"our" gals in turin
snarky self-reflexive racism?

Just goes to show you all, in case of doubt, that I'm as usual and characteristically out of touch with the interests of the/my people. While I busy myself with David Shipler's excellent (if a tad bit outdated) Arab and Jew, the vigilant Jew-trackers of the internet says that all the top women on the ice are indeed Members of the Tribe. Middle East politics: out. Jewish figure skaters: in! And you thought we were 'ice princesses' in only a metaphorical sense.

In other consumption news: here is my recommendation for a very cold evening when the wild winds have raged at you all the way up walnut from 4th to 49th, especially on the bridge, where speeding Town Cars nearly clip you and the new Peugeot racing bike whips around wobbly whenever you try to slow down or turn: get Leslie to bake brownies, and then eat three giant fudgy slabs and drink a foaming mug of soy milk.

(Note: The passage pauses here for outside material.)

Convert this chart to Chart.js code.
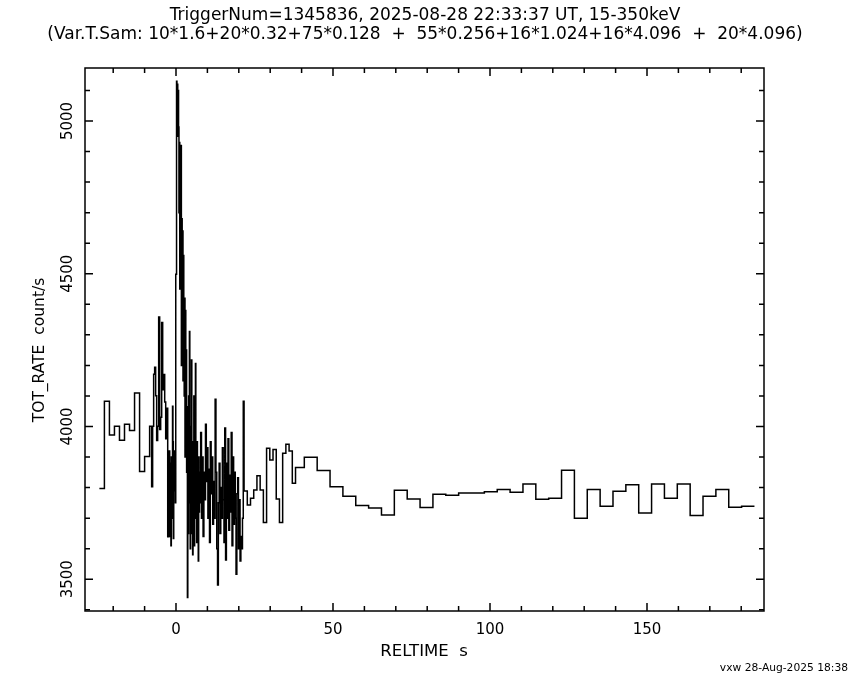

This is a preliminary investigation of my current theory that it is better to take moderation in moderation. Arising from a conversation with Angela and her nine-year-old friend Lark Ann, I realized that I don't eat ice cream for breakfast (ick) or waffles for dinner (mm) nearly often enough. There is thus an experiment in the works: a greater segregation of the functional and the indulgent. I'm going to practice asceticism and practicality, until it's time to break out. Then I'll eat panfuls of brownies.

From the Department of Why, Lord, Why: nuts for trucks. Please: why??

1 comment:

David Edelman said...

Damn! Those truck balls are detailed. Not only are the skin flaps emphasized but the left to right hang ratio is perfect. Uh, you know...I'm just guessing, not like a balls expert or anything. Shut up!